Ways of knowing
Clare Davison examines how different forms of knowledge, from scientific evidence to intuition, play a role in midwifery practice
Midwives are expected to use evidence in their decision making and use knowledge to inform their midwifery practice. In recent years, the term ‘evidence-based practice’ has been used to define the expected level of practice (Spencer and Yuill, 2018). The modern-day concept of evidence-based practice originated in medicine and was heralded by Archie Cochrane in the 1970s (King, 2005). This led to the formation of the Cochrane Collaboration and the rise of midwifery practice that is informed by randomised controlled trials, which were defined as the ‘gold standard’ in evidence (King, 2005).
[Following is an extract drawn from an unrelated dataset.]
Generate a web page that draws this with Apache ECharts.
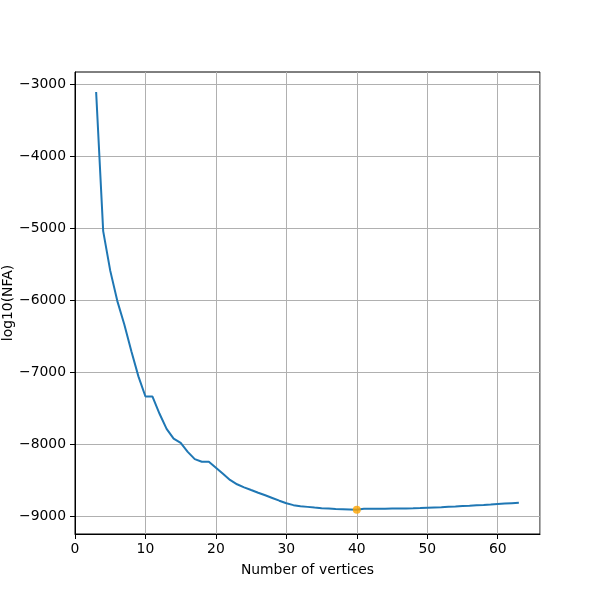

The original expectation of evidence-based practice was not purely the use of scientific research and although the terms ‘research-based’ and ‘evidence-based’ are not differentiated in the literature, they are different. Sackett et al (1996) define evidence-based practice as ‘the combination of integrating individual clinical experience with the best available external clinical evidence from systematic research’. They define individual clinical experience as ‘the proficiency and judgment that individual clinicians acquire through clinical experience and clinical practice’ (Sackett et al, 1996). Sackett et al (1996) also state that there ‘are many types of evidence that can be used as evidence to inform practice’. However, as evidence-based practice originated in medicine, the focus is primarily on using scientific research evidence to inform practice. The patriarchal medical model of maternity care states that obstetricians are the most effective and safest providers of care. In midwifery, accepted practice is based on evidence. However, is this the knowledge that midwives use to make decisions?